Google Analytics allows you to choose from the three most common multi-touch models. They differ in how they distribute the credit (weight) among the channels.

Linear - where each channel gets equal weight (in our example, 33.3% to organic search, 33.3% to referral, 33.3% to email)

Position based - where the first and last channel get 40% of the credit each, and the touches in between split the remaining 20% (in our example, 40% to organic search, 40% to referral, 20% to email)

Time decay - this is the most sophisticated model which assigns a larger weight the more recent a channel is to the conversion. So the last channel gets the most credit, the second-to-last channel gets a bit less (how much depends on how much time passed), and so on.

Check out more details on the models.

Lookback Window

In our example, you can make the argument that Laila wouldn’t have clicked through the blog if she hadn’t already seen and visited sweaters.com right before when executing the Google search. Seeing the brand twice in such a short time frame could be a strong reinforcement. But what if that Google search had happened weeks before she saw the blog? Or months before? We wouldn’t feel as confident that Leila even remembered that first visit to our site.

This is where the concept of a lookback window comes into play. So how far back should we go when looking at the conversion path? Unfortunately, there is no globally correct answer. Google Analytics uses 30 days as a default and allows configuration between one and 90 days. If your product is one with a short purchasing cycle (like a sweater) you’ll want a shorter window. But if your product is one where people take a long time to decide (say, real estate or an expensive SaaS product), you’ll want a longer window.

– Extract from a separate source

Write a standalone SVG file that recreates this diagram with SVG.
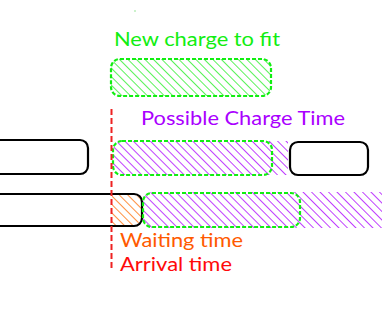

How to Track Multi-Touch Attribution in Google Analytics?

Before you can track any type of conversions in Google Analytics, you have to have goals defined. You can refer here for more information on setting goals. In our sweaters.com example, we’re using the purchase as a goal. But we could have set many goals - signing up for the newsletter could be a goal, viewing multiple sweaters could be another, and so on. Conversion channels for each goal can be tracked independently.

Note that in the example videos we are using the Google demo account which is of a Google property. If you want to follow along and have the data look the same, sign up for the demo account here and in the date range in the reports select 1/1/2018 - 2/10/2018.

How to Track Multi-Touch Attribution in Google Analytics

  1. In Google Analytics, navigate to Conversions - Attribution - Model Comparison Tool.
  2. In the conversion dropdown, select the goal that you’re interested in measuring. In this example we’ll look at Goal 1: Purchase Completed and we’ll leave the lookback window at 30 days.
  3. Right below you’ll notice that Last Interaction (last touch) model is selected by default. Add in to compare to First Interaction (first touch) model and scroll down to the channel breakout.
  4. We see that when looking at the last-touch model, Direct accounts for over half of all conversions (1,660 conversions) with Referral accounting for roughly one third (973 conversions). But when looking at the first touch, we see that Referral greatly increases in significance. Now add in the position based model to give credit to all the channels before the conversion.

In this way you can easily compare the different models or select just the multi-touch model you want to use. You can click into the individual channels to see the channel breakouts with the model you’ve selected.

Conclusion

Marketing attribution allows you to understand user behavior and the value of your marketing channels, but you have to understand the different attribution models to get the most out of your tracking.